BEGIN Input for this task
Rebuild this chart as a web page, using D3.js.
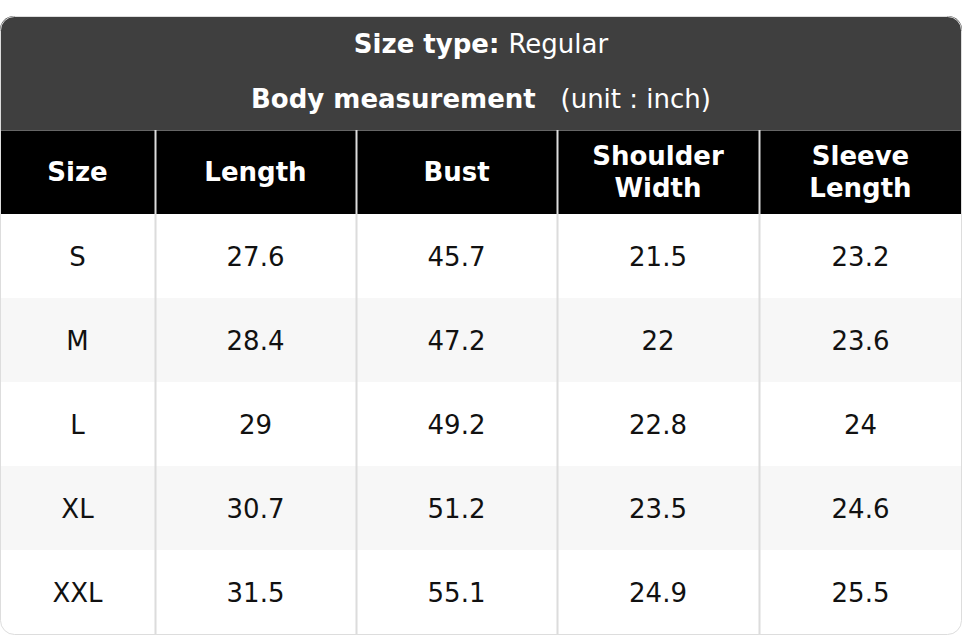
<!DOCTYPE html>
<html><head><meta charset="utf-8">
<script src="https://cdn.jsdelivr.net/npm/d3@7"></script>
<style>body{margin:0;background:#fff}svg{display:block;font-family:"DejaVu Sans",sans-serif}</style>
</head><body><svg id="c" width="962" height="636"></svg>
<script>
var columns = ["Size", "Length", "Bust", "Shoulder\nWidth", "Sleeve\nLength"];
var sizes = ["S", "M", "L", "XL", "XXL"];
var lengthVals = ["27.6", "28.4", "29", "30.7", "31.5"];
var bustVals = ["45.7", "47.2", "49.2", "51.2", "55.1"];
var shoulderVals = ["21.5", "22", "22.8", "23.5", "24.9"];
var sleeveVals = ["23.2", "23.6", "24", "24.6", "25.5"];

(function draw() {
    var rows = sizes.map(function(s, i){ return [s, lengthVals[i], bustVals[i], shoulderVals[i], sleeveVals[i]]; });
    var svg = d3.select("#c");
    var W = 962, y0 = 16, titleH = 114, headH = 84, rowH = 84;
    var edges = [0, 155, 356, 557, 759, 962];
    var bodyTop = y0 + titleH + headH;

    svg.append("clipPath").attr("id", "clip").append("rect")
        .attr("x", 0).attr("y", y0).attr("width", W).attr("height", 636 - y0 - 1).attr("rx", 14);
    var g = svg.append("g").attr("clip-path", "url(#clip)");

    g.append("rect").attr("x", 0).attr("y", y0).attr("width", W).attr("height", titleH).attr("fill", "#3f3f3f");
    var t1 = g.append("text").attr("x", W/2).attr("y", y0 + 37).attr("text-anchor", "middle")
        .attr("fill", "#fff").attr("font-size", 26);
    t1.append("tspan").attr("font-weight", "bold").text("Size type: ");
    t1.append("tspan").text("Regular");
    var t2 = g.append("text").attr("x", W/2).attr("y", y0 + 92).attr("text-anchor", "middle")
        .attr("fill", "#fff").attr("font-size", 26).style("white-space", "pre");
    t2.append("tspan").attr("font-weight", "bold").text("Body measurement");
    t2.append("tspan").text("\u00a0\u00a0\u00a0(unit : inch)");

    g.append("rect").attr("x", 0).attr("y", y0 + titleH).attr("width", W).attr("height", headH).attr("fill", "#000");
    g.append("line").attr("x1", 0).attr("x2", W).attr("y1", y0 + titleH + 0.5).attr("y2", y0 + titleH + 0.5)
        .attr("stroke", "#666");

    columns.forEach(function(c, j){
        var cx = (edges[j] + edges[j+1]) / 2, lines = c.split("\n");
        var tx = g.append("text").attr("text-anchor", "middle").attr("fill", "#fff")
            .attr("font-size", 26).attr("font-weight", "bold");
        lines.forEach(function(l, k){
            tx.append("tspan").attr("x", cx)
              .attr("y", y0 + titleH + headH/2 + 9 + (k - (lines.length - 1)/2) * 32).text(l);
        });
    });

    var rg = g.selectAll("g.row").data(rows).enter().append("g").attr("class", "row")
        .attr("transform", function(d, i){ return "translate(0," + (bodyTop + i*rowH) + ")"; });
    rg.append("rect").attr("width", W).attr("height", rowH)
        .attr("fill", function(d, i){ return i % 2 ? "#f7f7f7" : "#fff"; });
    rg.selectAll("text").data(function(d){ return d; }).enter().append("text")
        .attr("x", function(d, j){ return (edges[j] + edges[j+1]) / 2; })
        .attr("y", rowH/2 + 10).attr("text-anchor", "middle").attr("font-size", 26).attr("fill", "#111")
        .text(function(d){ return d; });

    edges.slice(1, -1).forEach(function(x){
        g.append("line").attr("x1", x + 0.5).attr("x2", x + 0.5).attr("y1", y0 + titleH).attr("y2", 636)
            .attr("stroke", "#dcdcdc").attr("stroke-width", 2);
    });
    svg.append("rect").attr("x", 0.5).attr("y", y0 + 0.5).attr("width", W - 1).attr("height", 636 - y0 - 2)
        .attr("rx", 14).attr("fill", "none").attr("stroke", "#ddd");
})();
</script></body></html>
END Input for this task
BEGIN Input for this task
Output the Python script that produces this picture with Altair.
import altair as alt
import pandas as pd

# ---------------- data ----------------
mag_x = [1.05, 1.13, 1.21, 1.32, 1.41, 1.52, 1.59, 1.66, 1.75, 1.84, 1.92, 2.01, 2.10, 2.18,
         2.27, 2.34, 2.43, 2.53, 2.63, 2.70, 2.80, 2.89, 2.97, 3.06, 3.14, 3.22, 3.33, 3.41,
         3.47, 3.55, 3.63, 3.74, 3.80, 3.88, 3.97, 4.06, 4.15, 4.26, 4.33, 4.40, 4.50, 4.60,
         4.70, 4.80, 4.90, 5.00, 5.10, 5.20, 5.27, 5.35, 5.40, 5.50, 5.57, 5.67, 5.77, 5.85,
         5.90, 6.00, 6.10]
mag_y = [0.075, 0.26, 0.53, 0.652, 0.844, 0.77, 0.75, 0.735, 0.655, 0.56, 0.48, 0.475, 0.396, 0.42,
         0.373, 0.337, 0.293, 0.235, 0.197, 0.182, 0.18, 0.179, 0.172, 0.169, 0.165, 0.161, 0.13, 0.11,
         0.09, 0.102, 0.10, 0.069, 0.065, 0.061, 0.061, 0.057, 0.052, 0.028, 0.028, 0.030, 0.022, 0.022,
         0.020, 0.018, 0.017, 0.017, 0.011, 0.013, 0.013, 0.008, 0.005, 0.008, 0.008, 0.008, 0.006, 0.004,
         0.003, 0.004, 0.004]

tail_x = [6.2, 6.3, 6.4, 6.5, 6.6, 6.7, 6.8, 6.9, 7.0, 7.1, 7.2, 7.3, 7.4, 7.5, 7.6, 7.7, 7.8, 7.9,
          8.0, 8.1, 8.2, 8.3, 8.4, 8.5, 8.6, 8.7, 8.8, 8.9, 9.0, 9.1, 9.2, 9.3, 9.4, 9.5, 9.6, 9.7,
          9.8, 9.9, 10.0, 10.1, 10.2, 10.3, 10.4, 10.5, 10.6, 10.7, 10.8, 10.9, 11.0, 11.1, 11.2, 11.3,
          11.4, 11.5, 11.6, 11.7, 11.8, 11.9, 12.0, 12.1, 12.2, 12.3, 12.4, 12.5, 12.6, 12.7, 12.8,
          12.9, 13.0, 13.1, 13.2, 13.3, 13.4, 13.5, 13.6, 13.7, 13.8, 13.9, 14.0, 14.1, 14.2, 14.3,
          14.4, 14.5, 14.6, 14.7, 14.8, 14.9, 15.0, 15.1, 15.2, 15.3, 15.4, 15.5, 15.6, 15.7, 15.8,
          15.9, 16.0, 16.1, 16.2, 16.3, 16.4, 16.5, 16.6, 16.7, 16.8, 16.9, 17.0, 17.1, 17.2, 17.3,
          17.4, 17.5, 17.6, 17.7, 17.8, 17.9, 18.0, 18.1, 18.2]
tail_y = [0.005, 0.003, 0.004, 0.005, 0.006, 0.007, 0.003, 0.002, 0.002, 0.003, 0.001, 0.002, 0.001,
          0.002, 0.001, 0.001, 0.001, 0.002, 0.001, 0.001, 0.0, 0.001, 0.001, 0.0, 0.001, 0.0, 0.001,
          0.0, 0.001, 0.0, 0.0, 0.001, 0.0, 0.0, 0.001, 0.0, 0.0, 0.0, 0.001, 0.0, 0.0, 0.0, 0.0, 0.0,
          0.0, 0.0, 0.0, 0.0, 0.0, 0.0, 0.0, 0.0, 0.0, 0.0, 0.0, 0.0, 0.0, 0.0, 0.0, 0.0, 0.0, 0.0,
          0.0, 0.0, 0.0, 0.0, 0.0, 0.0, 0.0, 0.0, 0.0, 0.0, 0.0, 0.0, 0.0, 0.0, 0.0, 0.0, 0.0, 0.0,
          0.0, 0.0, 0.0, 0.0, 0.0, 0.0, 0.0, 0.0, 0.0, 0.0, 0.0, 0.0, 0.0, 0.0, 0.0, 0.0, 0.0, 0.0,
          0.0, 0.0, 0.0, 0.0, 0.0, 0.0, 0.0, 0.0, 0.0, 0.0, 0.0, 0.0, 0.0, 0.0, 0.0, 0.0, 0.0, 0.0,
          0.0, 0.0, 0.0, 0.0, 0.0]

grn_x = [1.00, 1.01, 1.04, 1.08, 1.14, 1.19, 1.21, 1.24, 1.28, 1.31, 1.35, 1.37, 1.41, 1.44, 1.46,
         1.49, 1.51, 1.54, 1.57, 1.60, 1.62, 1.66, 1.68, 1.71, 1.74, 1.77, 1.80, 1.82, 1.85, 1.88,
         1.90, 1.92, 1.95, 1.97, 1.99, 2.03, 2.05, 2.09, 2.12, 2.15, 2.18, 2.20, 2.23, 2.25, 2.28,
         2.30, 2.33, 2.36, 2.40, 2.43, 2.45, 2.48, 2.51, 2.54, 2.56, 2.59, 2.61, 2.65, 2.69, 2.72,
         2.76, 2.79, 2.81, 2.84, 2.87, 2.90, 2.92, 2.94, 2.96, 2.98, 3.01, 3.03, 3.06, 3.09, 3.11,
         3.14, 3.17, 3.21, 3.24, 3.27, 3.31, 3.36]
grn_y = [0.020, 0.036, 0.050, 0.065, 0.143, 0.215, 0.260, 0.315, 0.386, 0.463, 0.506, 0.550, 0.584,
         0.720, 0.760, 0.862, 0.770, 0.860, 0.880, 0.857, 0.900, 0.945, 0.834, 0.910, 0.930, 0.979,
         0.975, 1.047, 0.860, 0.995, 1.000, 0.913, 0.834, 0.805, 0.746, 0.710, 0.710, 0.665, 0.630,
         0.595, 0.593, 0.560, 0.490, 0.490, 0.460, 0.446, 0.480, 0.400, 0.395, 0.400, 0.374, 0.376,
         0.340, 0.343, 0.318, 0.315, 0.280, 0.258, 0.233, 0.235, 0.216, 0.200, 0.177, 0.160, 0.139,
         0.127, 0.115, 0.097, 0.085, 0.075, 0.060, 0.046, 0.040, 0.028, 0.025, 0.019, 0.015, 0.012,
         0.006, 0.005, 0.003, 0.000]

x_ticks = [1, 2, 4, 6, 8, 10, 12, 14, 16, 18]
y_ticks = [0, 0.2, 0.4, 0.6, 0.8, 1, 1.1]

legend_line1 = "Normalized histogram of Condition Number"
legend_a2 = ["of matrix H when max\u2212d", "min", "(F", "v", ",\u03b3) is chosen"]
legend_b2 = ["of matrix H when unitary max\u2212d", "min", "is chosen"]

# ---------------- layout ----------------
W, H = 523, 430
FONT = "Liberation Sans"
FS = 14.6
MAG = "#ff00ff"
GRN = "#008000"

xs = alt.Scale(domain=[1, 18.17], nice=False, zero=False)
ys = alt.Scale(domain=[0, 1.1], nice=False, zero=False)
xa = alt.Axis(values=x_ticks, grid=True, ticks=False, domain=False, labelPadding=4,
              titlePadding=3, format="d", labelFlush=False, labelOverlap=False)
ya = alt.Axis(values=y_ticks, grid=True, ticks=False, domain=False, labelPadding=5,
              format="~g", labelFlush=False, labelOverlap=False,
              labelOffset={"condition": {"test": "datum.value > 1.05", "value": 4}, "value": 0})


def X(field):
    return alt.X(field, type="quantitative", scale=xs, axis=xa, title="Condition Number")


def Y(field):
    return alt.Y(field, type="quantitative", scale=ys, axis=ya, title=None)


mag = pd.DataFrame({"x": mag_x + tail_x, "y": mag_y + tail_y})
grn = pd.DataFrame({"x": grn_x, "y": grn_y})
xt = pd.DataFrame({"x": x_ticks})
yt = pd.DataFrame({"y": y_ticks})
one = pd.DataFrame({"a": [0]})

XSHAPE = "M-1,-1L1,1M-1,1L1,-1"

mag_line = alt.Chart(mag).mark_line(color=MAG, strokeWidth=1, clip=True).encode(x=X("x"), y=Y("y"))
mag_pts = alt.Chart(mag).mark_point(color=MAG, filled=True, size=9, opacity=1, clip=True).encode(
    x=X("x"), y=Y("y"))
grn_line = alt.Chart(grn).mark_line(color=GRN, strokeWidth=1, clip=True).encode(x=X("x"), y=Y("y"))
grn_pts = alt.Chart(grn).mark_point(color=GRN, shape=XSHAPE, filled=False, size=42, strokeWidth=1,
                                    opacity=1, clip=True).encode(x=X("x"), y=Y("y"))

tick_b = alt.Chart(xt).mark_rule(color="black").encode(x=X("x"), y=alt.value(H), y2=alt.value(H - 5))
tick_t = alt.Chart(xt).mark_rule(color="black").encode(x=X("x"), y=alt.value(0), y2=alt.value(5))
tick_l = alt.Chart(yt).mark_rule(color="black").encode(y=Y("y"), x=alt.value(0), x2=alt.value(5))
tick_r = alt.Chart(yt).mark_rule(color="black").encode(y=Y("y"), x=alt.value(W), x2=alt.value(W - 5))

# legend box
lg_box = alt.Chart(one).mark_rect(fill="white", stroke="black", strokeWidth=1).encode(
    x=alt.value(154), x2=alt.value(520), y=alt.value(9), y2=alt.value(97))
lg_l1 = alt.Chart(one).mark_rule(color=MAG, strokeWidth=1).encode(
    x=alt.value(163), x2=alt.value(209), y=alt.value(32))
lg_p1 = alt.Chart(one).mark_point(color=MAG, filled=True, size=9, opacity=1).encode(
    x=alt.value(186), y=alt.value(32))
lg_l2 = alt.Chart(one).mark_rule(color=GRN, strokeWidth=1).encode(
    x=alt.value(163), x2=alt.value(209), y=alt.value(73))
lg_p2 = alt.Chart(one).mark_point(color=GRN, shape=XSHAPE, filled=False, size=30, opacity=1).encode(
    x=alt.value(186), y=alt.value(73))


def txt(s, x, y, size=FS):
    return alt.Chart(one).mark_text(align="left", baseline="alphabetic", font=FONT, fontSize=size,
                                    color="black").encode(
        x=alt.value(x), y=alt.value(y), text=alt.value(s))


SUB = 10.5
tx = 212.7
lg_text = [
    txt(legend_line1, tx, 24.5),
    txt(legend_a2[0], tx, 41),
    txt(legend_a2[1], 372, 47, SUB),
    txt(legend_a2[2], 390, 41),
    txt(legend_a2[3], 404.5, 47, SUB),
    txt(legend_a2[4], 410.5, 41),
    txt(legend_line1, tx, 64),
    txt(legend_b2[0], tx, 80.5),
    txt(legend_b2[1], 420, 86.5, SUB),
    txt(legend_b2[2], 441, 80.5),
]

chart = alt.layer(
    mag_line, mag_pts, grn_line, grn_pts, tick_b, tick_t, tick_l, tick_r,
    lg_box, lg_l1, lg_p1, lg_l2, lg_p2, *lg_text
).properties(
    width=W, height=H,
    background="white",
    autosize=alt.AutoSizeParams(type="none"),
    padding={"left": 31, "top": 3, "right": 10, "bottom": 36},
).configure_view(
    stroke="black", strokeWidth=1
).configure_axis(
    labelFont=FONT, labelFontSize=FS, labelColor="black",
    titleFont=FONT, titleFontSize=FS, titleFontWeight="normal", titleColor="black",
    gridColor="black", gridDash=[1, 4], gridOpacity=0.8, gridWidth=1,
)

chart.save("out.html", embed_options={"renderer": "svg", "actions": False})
END Input for this task
## [Problem statement]
Nothing but the lines from the one containing "Rebuild this chart" through the one containing "var bodyTop = y0 + titleH + headH;" should appear in your copy, exactly as written and without pictures.

## [Solution to the exercise]
Rebuild this chart as a web page, using D3.js.
<!DOCTYPE html>
<html><head><meta charset="utf-8">
<script src="https://cdn.jsdelivr.net/npm/d3@7"></script>
<style>body{margin:0;background:#fff}svg{display:block;font-family:"DejaVu Sans",sans-serif}</style>
</head><body><svg id="c" width="962" height="636"></svg>
<script>
var columns = ["Size", "Length", "Bust", "Shoulder\nWidth", "Sleeve\nLength"];
var sizes = ["S", "M", "L", "XL", "XXL"];
var lengthVals = ["27.6", "28.4", "29", "30.7", "31.5"];
var bustVals = ["45.7", "47.2", "49.2", "51.2", "55.1"];
var shoulderVals = ["21.5", "22", "22.8", "23.5", "24.9"];
var sleeveVals = ["23.2", "23.6", "24", "24.6", "25.5"];

(function draw() {
    var rows = sizes.map(function(s, i){ return [s, lengthVals[i], bustVals[i], shoulderVals[i], sleeveVals[i]]; });
    var svg = d3.select("#c");
    var W = 962, y0 = 16, titleH = 114, headH = 84, rowH = 84;
    var edges = [0, 155, 356, 557, 759, 962];
    var bodyTop = y0 + titleH + headH;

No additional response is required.